[Start of Data supplied]

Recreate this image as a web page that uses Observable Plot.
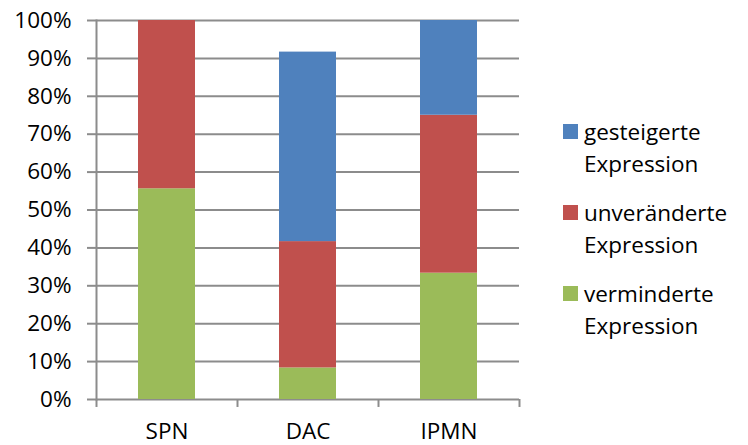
<!DOCTYPE html>
<html>
<head>
<meta charset="utf-8">
<script src="https://cdn.jsdelivr.net/npm/d3@7"></script>
<script src="https://cdn.jsdelivr.net/npm/@observablehq/plot@0.6"></script>
<style>
  html, body { margin: 0; padding: 0; background: #fff; }
  #chart { position: relative; width: 748px; height: 445px; font-family: "Open Sans", sans-serif; }
  #legend { position: absolute; left: 563px; top: 116px; font-size: 22.5px; line-height: 32px; color: #000; }
  .item { display: flex; align-items: flex-start; margin-bottom: 17px; }
  .sw { width: 15px; height: 15px; margin-top: 8px; margin-right: 6px; flex: none; }
</style>
</head>
<body>
<div id="chart"></div>
<script>
// Tumour groups on the x axis
const categories = ["SPN", "DAC", "IPMN"];
// Expression classes, bottom to top of each stack
const series = ["verminderte Expression", "unveränderte Expression", "gesteigerte Expression"];
// Share of cases per class and group
const verminderte = [0.556, 0.0833, 0.3333];
const unveraenderte = [0.444, 0.3333, 0.4167];
const gesteigerte = [0, 0.5, 0.25];
// y axis ticks
const yTicks = [0, 0.1, 0.2, 0.3, 0.4, 0.5, 0.6, 0.7, 0.8, 0.9, 1];
const palette = ["#9bbb59", "#c0504d", "#4f81bd"];

const rows = [];
[verminderte, unveraenderte, gesteigerte].forEach((vals, s) => {
  categories.forEach((c, i) => rows.push({category: c, series: series[s], value: vals[i]}));
});

const W = 748, H = 445, mL = 96, mR = 229, mT = 20, mB = 46;
const step = (W - mL - mR) / categories.length;
const grey = "#8c8c8c";

const plot = Plot.plot({
  width: W, height: H,
  marginTop: mT, marginBottom: mB, marginLeft: mL, marginRight: mR,
  style: {fontFamily: "'Open Sans', sans-serif", fontSize: "22.5px", color: "#000", background: "transparent"},
  x: {domain: categories, paddingInner: 0.596, paddingOuter: 0.298, label: null},
  y: {domain: [0, 1], label: null},
  color: {domain: series, range: palette},
  marks: [
    Plot.ruleY(yTicks, {stroke: grey, strokeWidth: 2}),
    Plot.frame({anchor: "left", stroke: grey, strokeWidth: 2}),
    Plot.barY(rows, {x: "category", y: "value", fill: "series", order: series}),
    // category boundary ticks below the x axis
    Plot.ruleX(categories, {x: d => d, y1: 0, y2: -0.021, dx: -step / 2, stroke: grey, strokeWidth: 2}),
    Plot.ruleX(categories.slice(-1), {x: d => d, y1: 0, y2: -0.021, dx: step / 2, stroke: grey, strokeWidth: 2}),
    Plot.axisY(yTicks, {tickSize: 9, tickPadding: 16, tickFormat: d3.format(".0%"), stroke: grey, strokeWidth: 2, fill: "#000"}),
    Plot.axisX({tickSize: 0, tickPadding: 24, fill: "#000"})
  ]
});

const chart = document.getElementById("chart");
chart.appendChild(plot);

// legend, top entry first
const legend = document.createElement("div");
legend.id = "legend";
series.slice().reverse().forEach(name => {
  const i = series.indexOf(name);
  const [first, second] = name.split(" ");
  const item = document.createElement("div");
  item.className = "item";
  item.innerHTML = `<div class="sw" style="background:${palette[i]}"></div><div>${first}<br>${second}</div>`;
  legend.appendChild(item);
});
chart.appendChild(legend);
</script>
</body>
</html>
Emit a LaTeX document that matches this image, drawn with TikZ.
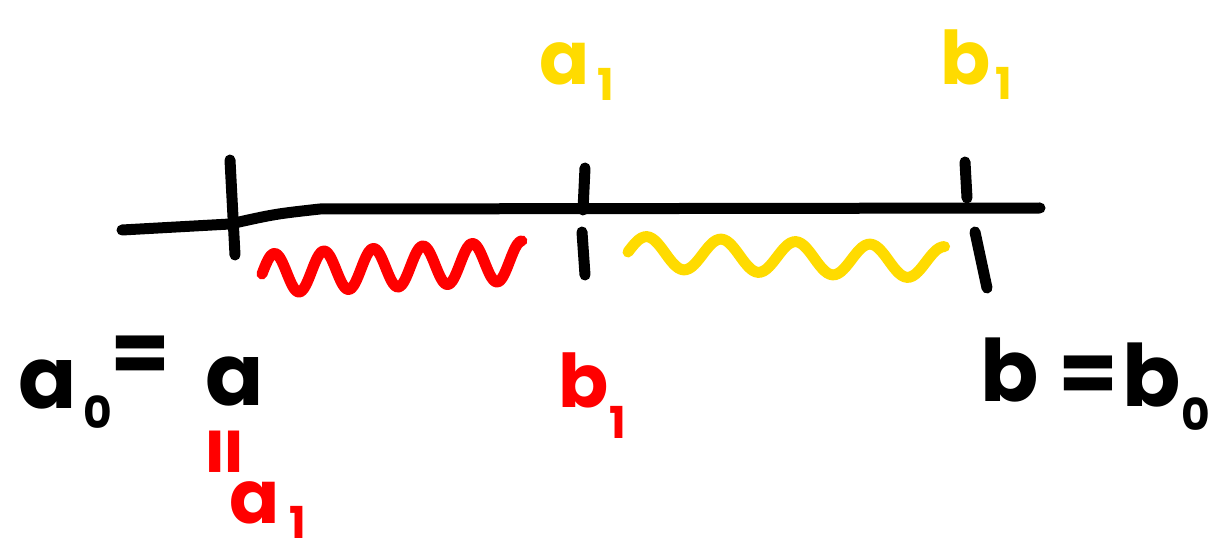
\documentclass[tikz,border=0pt]{standalone}
\usepackage{fontspec}
\setmainfont{Poppins}
\definecolor{rd}{RGB}{255,0,0}
\definecolor{yl}{RGB}{255,219,0}
\begin{document}
\begin{tikzpicture}[x=1pt,y=-1pt,
  pen/.style={line width=11pt,line cap=round,line join=round},
  big/.style={inner sep=0pt,font=\fontsize{86}{86}\selectfont\bfseries},
  mid/.style={inner sep=0pt,font=\fontsize{74}{74}\selectfont\bfseries},
  sub/.style={inner sep=0pt,font=\fontsize{44}{44}\selectfont\bfseries}]
\useasboundingbox (0,0) rectangle (1216,556);
% axis
\draw[pen] (122,230) -- (230,224) .. controls (275,214) .. (320,209) -- (1040,208);
% ticks
\draw[pen] (230,160) -- (235,255);
\draw[pen] (585,168) -- (583,210);
\draw[pen] (582,232) -- (585,275);
\draw[pen] (965,162) -- (967,198);
\draw[pen] (975,232) -- (987,288);
% squiggles
\draw[pen,rd] plot[smooth,domain=0:5.25,samples=120] ({262+49.5*\x},{274-2.5*\x-20*sin(\x*360)});
\draw[pen,yl] plot[smooth,domain=0:4.25,samples=120] ({628+74.5*\x},{252+2.5*\x-16*sin(\x*360)});
% black labels
\node[big] (a0a) at (48,385) {a};
\node[sub] (a0s) at (98,412) {0};
\node[big] (a0e) at (140,360) {=};
\node[big] (a0b) at (235,382) {a};
\node[big] (bb) at (1010,370) {b};
\node[big] (be) at (1088,380) {=};
\node[big] (bb0) at (1152,375) {b};
\node[sub] (bs0) at (1196,414) {0};
% red labels
\node[mid,rd] (rb) at (584,380) {b};
\node[sub,rd] (rb1) at (618,422) {1};
\node[mid,rd,rotate=90] (req) at (230,452) {=};
\node[mid,rd] (ra) at (255,503) {a};
\node[sub,rd] (ra1) at (298,522) {1};
% yellow labels
\node[mid,yl] (ya) at (565,64) {a};
\node[sub,yl] (ya1) at (606,84) {1};
\node[mid,yl] (yb) at (966,57) {b};
\node[sub,yl] (yb1) at (1004,83) {1};
\end{tikzpicture}
\end{document}
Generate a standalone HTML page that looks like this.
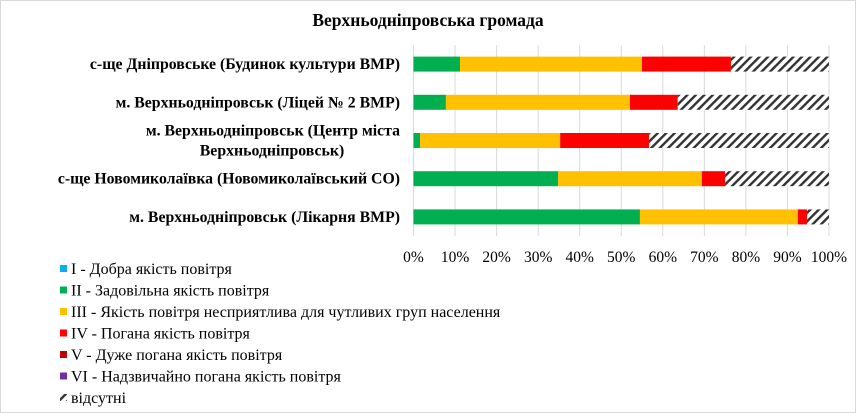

[End of Data supplied]

■ Exercise requirements ■
Make an exact copy of all the material, but keep the pictures out of it.

■ Output below ■
Recreate this image as a web page that uses Observable Plot.
<!DOCTYPE html>
<html>
<head>
<meta charset="utf-8">
<script src="https://cdn.jsdelivr.net/npm/d3@7"></script>
<script src="https://cdn.jsdelivr.net/npm/@observablehq/plot@0.6"></script>
<style>
  html, body { margin: 0; padding: 0; background: #fff; }
  #chart { position: relative; width: 748px; height: 445px; font-family: "Open Sans", sans-serif; }
  #legend { position: absolute; left: 563px; top: 116px; font-size: 22.5px; line-height: 32px; color: #000; }
  .item { display: flex; align-items: flex-start; margin-bottom: 17px; }
  .sw { width: 15px; height: 15px; margin-top: 8px; margin-right: 6px; flex: none; }
</style>
</head>
<body>
<div id="chart"></div>
<script>
// Tumour groups on the x axis
const categories = ["SPN", "DAC", "IPMN"];
// Expression classes, bottom to top of each stack
const series = ["verminderte Expression", "unveränderte Expression", "gesteigerte Expression"];
// Share of cases per class and group
const verminderte = [0.556, 0.0833, 0.3333];
const unveraenderte = [0.444, 0.3333, 0.4167];
const gesteigerte = [0, 0.5, 0.25];
// y axis ticks
const yTicks = [0, 0.1, 0.2, 0.3, 0.4, 0.5, 0.6, 0.7, 0.8, 0.9, 1];
const palette = ["#9bbb59", "#c0504d", "#4f81bd"];

const rows = [];
[verminderte, unveraenderte, gesteigerte].forEach((vals, s) => {
  categories.forEach((c, i) => rows.push({category: c, series: series[s], value: vals[i]}));
});

const W = 748, H = 445, mL = 96, mR = 229, mT = 20, mB = 46;
const step = (W - mL - mR) / categories.length;
const grey = "#8c8c8c";

const plot = Plot.plot({
  width: W, height: H,
  marginTop: mT, marginBottom: mB, marginLeft: mL, marginRight: mR,
  style: {fontFamily: "'Open Sans', sans-serif", fontSize: "22.5px", color: "#000", background: "transparent"},
  x: {domain: categories, paddingInner: 0.596, paddingOuter: 0.298, label: null},
  y: {domain: [0, 1], label: null},
  color: {domain: series, range: palette},
  marks: [
    Plot.ruleY(yTicks, {stroke: grey, strokeWidth: 2}),
    Plot.frame({anchor: "left", stroke: grey, strokeWidth: 2}),
    Plot.barY(rows, {x: "category", y: "value", fill: "series", order: series}),
    // category boundary ticks below the x axis
    Plot.ruleX(categories, {x: d => d, y1: 0, y2: -0.021, dx: -step / 2, stroke: grey, strokeWidth: 2}),
    Plot.ruleX(categories.slice(-1), {x: d => d, y1: 0, y2: -0.021, dx: step / 2, stroke: grey, strokeWidth: 2}),
    Plot.axisY(yTicks, {tickSize: 9, tickPadding: 16, tickFormat: d3.format(".0%"), stroke: grey, strokeWidth: 2, fill: "#000"}),
    Plot.axisX({tickSize: 0, tickPadding: 24, fill: "#000"})
  ]
});

const chart = document.getElementById("chart");
chart.appendChild(plot);

// legend, top entry first
const legend = document.createElement("div");
legend.id = "legend";
series.slice().reverse().forEach(name => {
  const i = series.indexOf(name);
  const [first, second] = name.split(" ");
  const item = document.createElement("div");
  item.className = "item";
  item.innerHTML = `<div class="sw" style="background:${palette[i]}"></div><div>${first}<br>${second}</div>`;
  legend.appendChild(item);
});
chart.appendChild(legend);
</script>
</body>
</html>
Emit a LaTeX document that matches this image, drawn with TikZ.
\documentclass[tikz,border=0pt]{standalone}
\usepackage{fontspec}
\setmainfont{Poppins}
\definecolor{rd}{RGB}{255,0,0}
\definecolor{yl}{RGB}{255,219,0}
\begin{document}
\begin{tikzpicture}[x=1pt,y=-1pt,
  pen/.style={line width=11pt,line cap=round,line join=round},
  big/.style={inner sep=0pt,font=\fontsize{86}{86}\selectfont\bfseries},
  mid/.style={inner sep=0pt,font=\fontsize{74}{74}\selectfont\bfseries},
  sub/.style={inner sep=0pt,font=\fontsize{44}{44}\selectfont\bfseries}]
\useasboundingbox (0,0) rectangle (1216,556);
% axis
\draw[pen] (122,230) -- (230,224) .. controls (275,214) .. (320,209) -- (1040,208);
% ticks
\draw[pen] (230,160) -- (235,255);
\draw[pen] (585,168) -- (583,210);
\draw[pen] (582,232) -- (585,275);
\draw[pen] (965,162) -- (967,198);
\draw[pen] (975,232) -- (987,288);
% squiggles
\draw[pen,rd] plot[smooth,domain=0:5.25,samples=120] ({262+49.5*\x},{274-2.5*\x-20*sin(\x*360)});
\draw[pen,yl] plot[smooth,domain=0:4.25,samples=120] ({628+74.5*\x},{252+2.5*\x-16*sin(\x*360)});
% black labels
\node[big] (a0a) at (48,385) {a};
\node[sub] (a0s) at (98,412) {0};
\node[big] (a0e) at (140,360) {=};
\node[big] (a0b) at (235,382) {a};
\node[big] (bb) at (1010,370) {b};
\node[big] (be) at (1088,380) {=};
\node[big] (bb0) at (1152,375) {b};
\node[sub] (bs0) at (1196,414) {0};
% red labels
\node[mid,rd] (rb) at (584,380) {b};
\node[sub,rd] (rb1) at (618,422) {1};
\node[mid,rd,rotate=90] (req) at (230,452) {=};
\node[mid,rd] (ra) at (255,503) {a};
\node[sub,rd] (ra1) at (298,522) {1};
% yellow labels
\node[mid,yl] (ya) at (565,64) {a};
\node[sub,yl] (ya1) at (606,84) {1};
\node[mid,yl] (yb) at (966,57) {b};
\node[sub,yl] (yb1) at (1004,83) {1};
\end{tikzpicture}
\end{document}
Generate a standalone HTML page that looks like this.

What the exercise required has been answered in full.